Wednesday, January 7, 2009

No More Passies and A New Puppy!!



Okay, well we finally got moved in. We painted EVERY room in the new house and it took just a few days but we are pretty exhausted. We also got rid of Court's passies. I put some pictures up of it. We tied them all to balloons and sent them up to heaven to her Bubba. The first night, she was crying and she told her daddy that she thinks maybe when she gets to heaven her Bubba will share the passies with her. She thinks they will just run and play and have their passies. That's what she said and after that she smiled and laid down and went to sleep! She still says it every once in awhile, that she can't wait to have passies with her Bubba in heaven. It has been three days and we are finally going to sleep without crying. She actually did way better than I thought she would. I'm very proud of her. 

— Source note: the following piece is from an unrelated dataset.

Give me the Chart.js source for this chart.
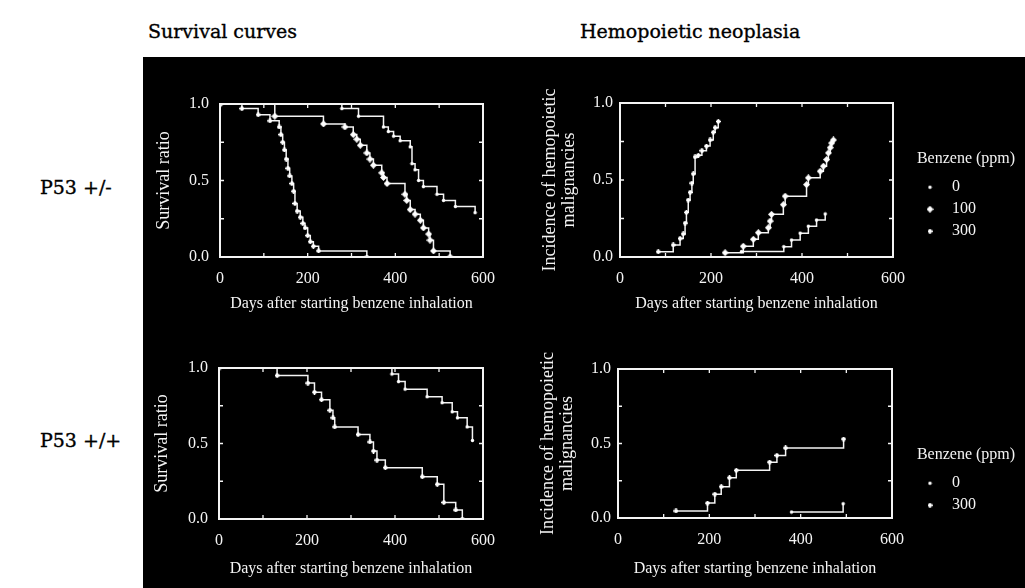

We got a siberian husky puppy on saturday. It was a late Christmas present for Court. She has been asking for a puppy since Jace died. I think we are finally getting the hang of that too. We are having so much fun watching her and Court play together. Court named her Eva from her favorite movie, Wall-e. Anyway, I will put up some pictures of the house in a couple of days. I have really good before and after pictures. Just continue to pray for us. This is so hard to make a new start without our sweet little boy. Our invasion story is Sunday at Life church. I'd love for all of you to be able to see it!